DES MOINES — Gov. Terry Branstad said Wednesday it is “outlandish” that undocumented children are being placed in Iowa without any notification to state officials by the federal government.
Branstad said he has a lot of questions but no answers from the Obama administration in the wake of revelations this week that at least 139 Central American minors who have crossed the U.S. border illegally have been placed with sponsors in Iowa since Jan. 1.
“It’s disappointing that the administration has not been transparent or open with governors or human services departments across the country,” Branstad told reporters Wednesday. “I think it’s outlandish that the federal government is being secretive about what they’re doing and how our tax money is being spent.”
Meanwhile, Sen. Charles Grassley, R-Iowa, said he supports legislation to require federal officials to provide advance notification to governors when illegal children are going to be housed in their states. He said, however, that would not give governors authority to refuse or block entry for unaccompanied immigrant minors.
“From a public health standpoint, state treasury standpoint, obligations of state laws, governors ought to know about it,” Grassley told Iowa reporters on a conference call, noting there are cost implications associated with providing care for children seeking refuge from poverty and violence.
Grassley said it is reasonable for governors to be informed about a situation so they can determine if public health requirements are being met, check the conditions of the homes where children are being located and gauge potential social service costs associated with any placements.

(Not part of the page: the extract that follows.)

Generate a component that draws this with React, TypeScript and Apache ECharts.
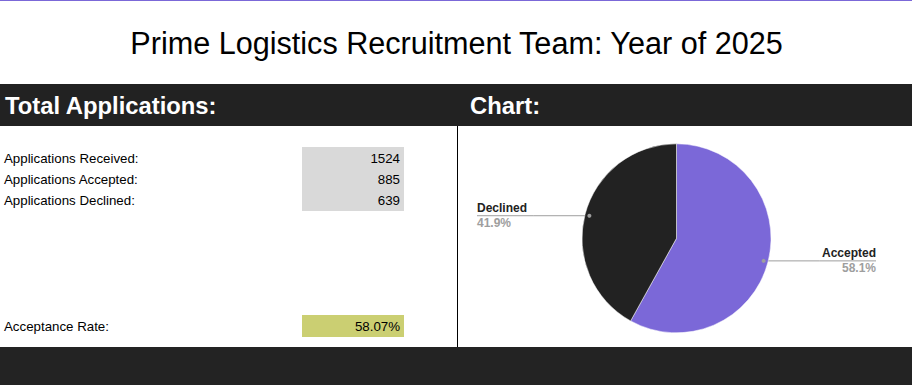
import React, { useEffect, useRef } from 'react';
import * as echarts from 'echarts';

const TITLE = 'Prime Logistics Recruitment Team: Year of 2025';
const SECTION_HEADERS = ['Total Applications:', 'Chart:'];
const rowLabels = ['Applications Received:', 'Applications Accepted:', 'Applications Declined:'];
const rowValues = [1524, 885, 639];
const rateLabel = 'Acceptance Rate:';
const pieNames = ['Accepted', 'Declined'];
const pieValues = [885, 639];
const pieColors = ['#7b68d8', '#222222'];

const FONT = '"Liberation Sans", Arial, sans-serif';
const W = 912;
const H = 385;
const CX = 676.5;
const CY = 238.3;
const R = 94.5;
const DOT_R = 90;
const LABEL_X = [876, 477];

function midPoint(i: number, r: number): [number, number] {
  const total = pieValues.reduce((a, b) => a + b, 0);
  let cum = 0;
  for (let j = 0; j < i; j++) cum += pieValues[j];
  const a = ((90 - (360 * (cum + pieValues[i] / 2)) / total) * Math.PI) / 180;
  return [CX + r * Math.cos(a), CY - r * Math.sin(a)];
}

export default function App() {
  const ref = useRef<HTMLDivElement>(null);
  useEffect(() => {
    if (!ref.current) return;
    const chart = echarts.init(ref.current, undefined, { renderer: 'svg', width: W, height: H });
    const rate = ((rowValues[1] / rowValues[0]) * 100).toFixed(2) + '%';
    const rowY = [158, 179, 200];
    const graphic: any[] = [
      { type: 'rect', shape: { x: 0, y: 0, width: W, height: 1 }, style: { fill: '#7b68d8' }, silent: true },
      {
        type: 'text',
        style: { text: TITLE, x: 456.5, y: 43, align: 'center', verticalAlign: 'middle', fontSize: 30.6, fontFamily: FONT, fill: '#000' },
      },
      { type: 'rect', shape: { x: 0, y: 84, width: W, height: 42 }, style: { fill: '#222222' } },
      {
        type: 'text',
        style: { text: SECTION_HEADERS[0], x: 5, y: 105.5, align: 'left', verticalAlign: 'middle', fontSize: 23.8, fontWeight: 'bold', fontFamily: FONT, fill: '#fff' },
      },
      {
        type: 'text',
        style: { text: SECTION_HEADERS[1], x: 470, y: 105.5, align: 'left', verticalAlign: 'middle', fontSize: 23.8, fontWeight: 'bold', fontFamily: FONT, fill: '#fff' },
      },
      { type: 'line', shape: { x1: 457.5, y1: 126, x2: 457.5, y2: 347 }, style: { stroke: '#000', lineWidth: 1 } },
      { type: 'rect', shape: { x: 302, y: 147, width: 102, height: 64 }, style: { fill: '#d9d9d9' } },
      { type: 'rect', shape: { x: 302, y: 315, width: 102, height: 22 }, style: { fill: '#cbcf72' } },
      { type: 'rect', shape: { x: 0, y: 347, width: W, height: H - 347 }, style: { fill: '#232323' } },
    ];
    rowLabels.forEach((lbl, i) => {
      graphic.push({
        type: 'text',
        style: { text: lbl, x: 4, y: rowY[i], align: 'left', verticalAlign: 'middle', fontSize: 13.3, fontFamily: FONT, fill: '#000' },
      });
      graphic.push({
        type: 'text',
        style: { text: String(rowValues[i]), x: 400, y: rowY[i], align: 'right', verticalAlign: 'middle', fontSize: 13.3, fontFamily: FONT, fill: '#000' },
      });
    });
    graphic.push({
      type: 'text',
      style: { text: rateLabel, x: 4, y: 326, align: 'left', verticalAlign: 'middle', fontSize: 13.3, fontFamily: FONT, fill: '#000' },
    });
    graphic.push({
      type: 'text',
      style: { text: rate, x: 400, y: 326, align: 'right', verticalAlign: 'middle', fontSize: 13.3, fontFamily: FONT, fill: '#000' },
    });
    pieValues.forEach((_, i) => {
      const [dx, dy] = midPoint(i, DOT_R);
      graphic.push({ type: 'circle', z: 100, shape: { cx: dx, cy: dy, r: 2 }, style: { fill: '#9e9e9e' } });
    });

    const richBase = { fontSize: 12, fontWeight: 'bold', fontFamily: FONT, lineHeight: 15 };
    chart.setOption({
      animation: false,
      backgroundColor: '#ffffff',
      graphic,
      series: [
        {
          type: 'pie',
          silent: true,
          center: [CX, CY],
          radius: R,
          startAngle: 90,
          clockwise: true,
          percentPrecision: 1,
          avoidLabelOverlap: false,
          itemStyle: { borderColor: '#ffffff', borderWidth: 0.5 },
          data: pieNames.map((n, i) => ({ name: n, value: pieValues[i], itemStyle: { color: pieColors[i] } })),
          label: {
            show: true,
            formatter: (p: any) =>
              p.dataIndex === 0 ? `{nr|${p.name}}\n{pr|${p.percent}%}` : `{nl|${p.name}}\n{pl|${p.percent}%}`,
            rich: {
              nl: { ...richBase, color: '#222222', align: 'left' },
              pl: { ...richBase, color: '#9e9e9e', align: 'left' },
              nr: { ...richBase, color: '#222222', align: 'right' },
              pr: { ...richBase, color: '#9e9e9e', align: 'right' },
            },
          },
          labelLine: { show: true, length: 10, length2: 10, lineStyle: { color: '#9e9e9e', width: 1 } },
          labelLayout: (params: any) => {
            const i = params.dataIndex;
            const [dx, dy] = midPoint(i, DOT_R);
            const lx = LABEL_X[i];
            return {
              x: lx,
              y: dy,
              align: i === 0 ? 'right' : 'left',
              verticalAlign: 'middle',
              labelLinePoints: [
                [dx, dy],
                [(dx + lx) / 2, dy],
                [lx, dy],
              ],
            };
          },
        },
      ],
    });
    return () => chart.dispose();
  }, []);
  return <div ref={ref} style={{ position: 'fixed', left: 0, top: 0, width: W, height: H, background: '#fff' }} />;
}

"We could be paying as much as $250 or sometimes $1,000 a day to take care of these kids. Don't you have some responsibility to make sure you spend the taxpayers' money wisely," he said. "The public's business ought to be public."
Branstad said he supports Grassley’s proposal, reiterating his consternation that Sylvia Mathews Burwell, secretary of the U.S. Department of Health and Human Services, made no mention of the ongoing placements during a recent meeting of the National Governors Association in Tennessee.

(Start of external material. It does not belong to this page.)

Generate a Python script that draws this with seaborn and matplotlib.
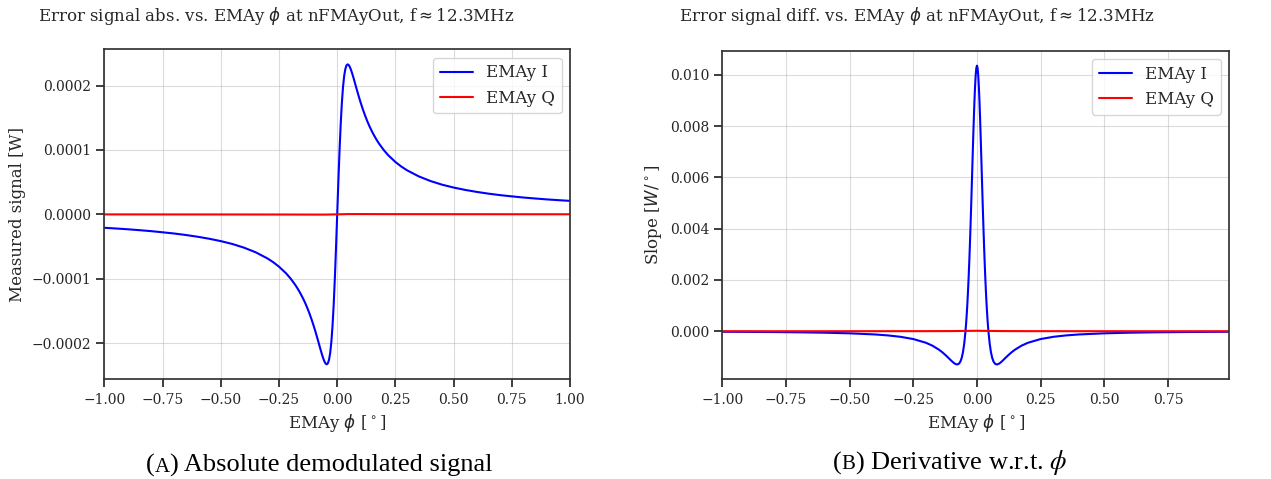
import numpy as np
import matplotlib
matplotlib.use('Agg')
import matplotlib.pyplot as plt
from matplotlib.offsetbox import TextArea, HPacker, AnnotationBbox
import seaborn as sns

# EMAy phi sweep (degrees), absolute demodulated signal [W]
phi = [-1.0, -0.95, -0.9, -0.85, -0.8, -0.75, -0.7, -0.65, -0.6, -0.55, -0.5, -0.45,
       -0.4, -0.35, -0.3, -0.275, -0.25, -0.22, -0.2, -0.18, -0.17, -0.16, -0.15,
       -0.14, -0.13, -0.12, -0.11, -0.1, -0.095, -0.09, -0.085, -0.08, -0.075, -0.07,
       -0.065, -0.06, -0.055, -0.05, -0.045, -0.04, -0.035, -0.03, -0.025, -0.02,
       -0.015, -0.01, -0.005, 0.0, 0.005, 0.01, 0.015, 0.02, 0.025, 0.03, 0.035,
       0.04, 0.045, 0.05, 0.055, 0.06, 0.065, 0.07, 0.075, 0.08, 0.085, 0.09, 0.095,
       0.1, 0.11, 0.12, 0.13, 0.14, 0.15, 0.16, 0.17, 0.18, 0.2, 0.22, 0.25, 0.275,
       0.3, 0.35, 0.4, 0.45, 0.5, 0.55, 0.6, 0.65, 0.7, 0.75, 0.8, 0.85, 0.9, 0.95, 1.0]
signal_i = [-2.09e-5, -2.20e-5, -2.32e-5, -2.46e-5, -2.61e-5, -2.79e-5, -2.98e-5,
            -3.21e-5, -3.48e-5, -3.79e-5, -4.16e-5, -4.61e-5, -5.18e-5, -5.90e-5,
            -6.84e-5, -7.43e-5, -8.13e-5, -9.15e-5, -9.98e-5, -1.097e-4, -1.153e-4,
            -1.215e-4, -1.283e-4, -1.357e-4, -1.440e-4, -1.532e-4, -1.633e-4, -1.744e-4,
            -1.803e-4, -1.864e-4, -1.927e-4, -1.991e-4, -2.056e-4, -2.120e-4, -2.181e-4,
            -2.237e-4, -2.284e-4, -2.317e-4, -2.330e-4, -2.314e-4, -2.258e-4, -2.151e-4,
            -1.978e-4, -1.729e-4, -1.398e-4, -9.87e-5, -5.11e-5, 0.0, 5.11e-5, 9.87e-5,
            1.398e-4, 1.729e-4, 1.978e-4, 2.151e-4, 2.258e-4, 2.314e-4, 2.330e-4,
            2.317e-4, 2.284e-4, 2.237e-4, 2.181e-4, 2.120e-4, 2.056e-4, 1.991e-4,
            1.927e-4, 1.864e-4, 1.803e-4, 1.744e-4, 1.633e-4, 1.532e-4, 1.440e-4,
            1.357e-4, 1.283e-4, 1.215e-4, 1.153e-4, 1.097e-4, 9.98e-5, 9.15e-5, 8.13e-5,
            7.43e-5, 6.84e-5, 5.90e-5, 5.18e-5, 4.61e-5, 4.16e-5, 3.79e-5, 3.48e-5,
            3.21e-5, 2.98e-5, 2.79e-5, 2.61e-5, 2.46e-5, 2.32e-5, 2.20e-5, 2.09e-5]
phi_q = [-1.0, -0.5, -0.2, -0.1, -0.05, 0.0, 0.05, 0.1, 0.2, 0.5, 1.0]
signal_q = [-1e-7, -2e-7, -3e-7, -4e-7, -4e-7, 0.0, 4e-7, 4e-7, 3e-7, 2e-7, 1e-7]

# slope of the signal [W/deg]
phi_d = [-1.0, -0.9, -0.8, -0.7, -0.6, -0.5, -0.4, -0.35, -0.3, -0.25, -0.2, -0.175,
         -0.15, -0.135, -0.12, -0.11, -0.1, -0.09, -0.085, -0.08, -0.075, -0.07,
         -0.065, -0.06, -0.055, -0.05, -0.045, -0.0425, -0.04, -0.0375, -0.035,
         -0.0325, -0.03, -0.0275, -0.025, -0.0225, -0.02, -0.0175, -0.015, -0.0125,
         -0.01, -0.0075, -0.005, -0.0025, 0.0, 0.0025, 0.005, 0.0075, 0.01, 0.0125,
         0.015, 0.0175, 0.02, 0.0225, 0.025, 0.0275, 0.03, 0.0325, 0.035, 0.0375,
         0.04, 0.0425, 0.045, 0.05, 0.055, 0.06, 0.065, 0.07, 0.075, 0.08, 0.085,
         0.09, 0.1, 0.11, 0.12, 0.135, 0.15, 0.175, 0.2, 0.25, 0.3, 0.35, 0.4, 0.5,
         0.6, 0.7, 0.8, 0.9, 0.99]
slope_i = [-2.08e-5, -2.57e-5, -3.25e-5, -4.23e-5, -5.73e-5, -8.19e-5, -1.26e-4,
           -1.63e-4, -2.18e-4, -3.05e-4, -4.51e-4, -5.63e-4, -7.15e-4, -8.28e-4,
           -9.62e-4, -1.059e-3, -1.157e-3, -1.243e-3, -1.274e-3, -1.293e-3, -1.290e-3,
           -1.257e-3, -1.181e-3, -1.044e-3, -8.22e-4, -4.86e-4, 0.0, 3.13e-4, 6.78e-4,
           1.102e-3, 1.588e-3, 2.140e-3, 2.757e-3, 3.440e-3, 4.181e-3, 4.971e-3,
           5.795e-3, 6.632e-3, 7.456e-3, 8.236e-3, 8.939e-3, 9.531e-3, 9.980e-3,
           1.0260e-2, 1.0356e-2, 1.0260e-2, 9.980e-3, 9.531e-3, 8.939e-3, 8.236e-3,
           7.456e-3, 6.632e-3, 5.795e-3, 4.971e-3, 4.181e-3, 3.440e-3, 2.757e-3,
           2.140e-3, 1.588e-3, 1.102e-3, 6.78e-4, 3.13e-4, 0.0, -4.86e-4, -8.22e-4,
           -1.044e-3, -1.181e-3, -1.257e-3, -1.290e-3, -1.293e-3, -1.274e-3, -1.243e-3,
           -1.157e-3, -1.059e-3, -9.62e-4, -8.28e-4, -7.15e-4, -5.63e-4, -4.51e-4,
           -3.05e-4, -2.18e-4, -1.63e-4, -1.26e-4, -8.19e-5, -5.73e-5, -4.23e-5,
           -3.25e-5, -2.57e-5, -2.1e-5]
phi_dq = [-1.0, -0.5, -0.2, -0.1, -0.05, 0.0, 0.05, 0.1, 0.2, 0.5, 0.99]
slope_q = [0.0, 1e-6, 3e-6, 6e-6, 1.2e-5, 1.8e-5, 1.2e-5, 6e-6, 3e-6, 1e-6, 0.0]

sns.set_theme(style='ticks', rc={
    'axes.edgecolor': '0.2',
    'xtick.labelsize': 10,
    'ytick.labelsize': 10,
    'axes.labelsize': 12,
    'legend.fontsize': 12,
    'lines.linewidth': 1.5,
})
plt.rcParams['font.family'] = ['DejaVu Serif']
plt.rcParams['mathtext.fontset'] = 'dejavusans'

fig = plt.figure(figsize=(12.71, 4.79), dpi=100)
ax_abs = fig.add_axes([0.0821, 0.2081, 0.3664, 0.6889])
ax_diff = fig.add_axes([0.5683, 0.2081, 0.3987, 0.6860])

sns.lineplot(x=phi, y=signal_i, color='blue', label='EMAy I', ax=ax_abs)
sns.lineplot(x=phi_q, y=signal_q, color='red', label='EMAy Q', ax=ax_abs)
ax_abs.set_xlim(-1, 1)
ax_abs.set_ylabel('Measured signal [W]')

sns.lineplot(x=phi_d, y=slope_i, color='blue', label='EMAy I', ax=ax_diff)
sns.lineplot(x=phi_dq, y=slope_q, color='red', label='EMAy Q', ax=ax_diff)
ax_diff.set_xlim(-1, 0.99)
ax_diff.set_ylabel(r'Slope [$W/^\circ$]')

for ax in (ax_abs, ax_diff):
    ax.set_xlabel(r'EMAy $\phi$ [$^\circ$]')
    ax.grid(True, color='#b0b0b0', alpha=0.45, linewidth=0.8)
    ax.legend(loc='upper right', fontsize=12)

fig.text(0.217, 0.966, r'Error signal abs. vs. EMAy $\phi$ at nFMAyOut, f$\approx$12.3MHz',
         ha='center', va='center', fontsize=12)
fig.text(0.721, 0.966, r'Error signal diff. vs. EMAy $\phi$ at nFMAyOut, f$\approx$12.3MHz',
         ha='center', va='center', fontsize=12)


def caption(x, letter, rest):
    # sub-figure caption with a small-caps letter, as LaTeX prints it
    props = dict(fontsize=19, family=['Liberation Serif', 'DejaVu Serif'],
                 math_fontfamily='stix', color='black')
    small = dict(props, fontsize=15)
    parts = [TextArea('(', textprops=props), TextArea(letter, textprops=small),
             TextArea(rest, textprops=props)]
    box = HPacker(children=parts, align='baseline', pad=0, sep=0)
    fig.add_artist(AnnotationBbox(box, (x, 0.004), xycoords='figure fraction',
                                  frameon=False, box_alignment=(0.5, 0)))


caption(0.251, 'A', ') Absolute demodulated signal')
caption(0.7474, 'B', r') Derivative w.r.t. $\phi$')

fig.savefig('out.png', dpi=100)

“First of all, they failed to secure the border,” Branstad said. "Secondly, children have been placed without our knowledge in the state. I want to get these questions answered.
"We’re going to ask those questions. We need to get answers: who they’ve been placed with, why, what is their situation, are they still here, have they gone somewhere else? We don’t know. We’ve just gotten vague answers, and we believe the people of Iowa, the taxpayers, deserve to get more information.”
Thousands of minors have been detained by U.S. border patrol agents for crossing from Mexico to the United States without proper authorization, many coming from El Salvador, Guatemala and Honduras.
Joe Enriquez Henry, state director of the League of United Latin American Citizens of Iowa, confirmed Tuesday that Latinos living in Iowa have driven to the Mexican border to be reunited with family members who they have transported back to the state.